Question

Adding two functions results in h(x) = 4x, while multiplying the same functions results in j(x) = -5x2 - 12x - 4.

Which statements describe f(x) and g(x), the original functions? Select two options.
Both functions must be quadratic.
Both functions must have a constant rate of change.
Both functions must have a y-intercept of 0.
The rate of change of f(x) and g(x) must be opposites.
The y-intercepts of f(x) and g(x) must be opposites.

Answer 1

Answer: b and e

Step-by-step explanation:edge

Answer 2

When we multiply two functions, the degree is the sum of the original degrees. So, since the degree of the product is 2, we have two cases:

• One of the function has already degree 2, and the other is constant (degree 0)
• Both functions are linear.

The first case is actually impossible, because otherwise the sum would have degree 2 as well.

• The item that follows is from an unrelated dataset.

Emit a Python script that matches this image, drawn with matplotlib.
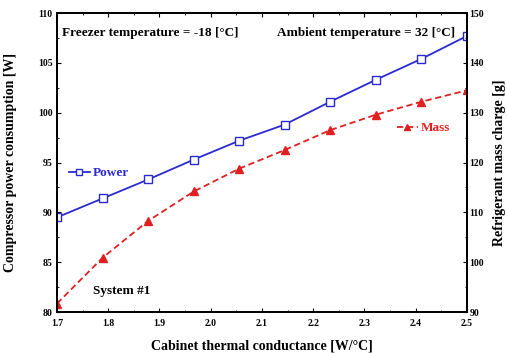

So, we know that both
`f(x)` and
`g(x)` are linear. In other words, we have

`f(x)=ax+b,\quad g(x)=cx+d`

for some
`a,b,c,d \in \mathbb{R}`

We know that the sum is

`h(x)=4x=f(x)+g(x)=(a+c)x+(b+d)`

we deduce that

`a+c=4,\quad b+d=0`

So, we know that:

• Both functions must be quadratic. FALSE, otherwise the product would have degree 4;
• Both functions must have a constant rate of change. TRUE, linear functions have a constant rate of change;
• Both functions must have a y-intercept of 0. FALSE, it is only required that the sum of the y-intercepts is 0, they don't have to be both zero;
• The rate of change of f(x) and g(x) must be opposites. FALSE, their sum must be 4;
• The y-intercepts of f(x) and g(x) must be opposites. TRUE, their sum must be zero.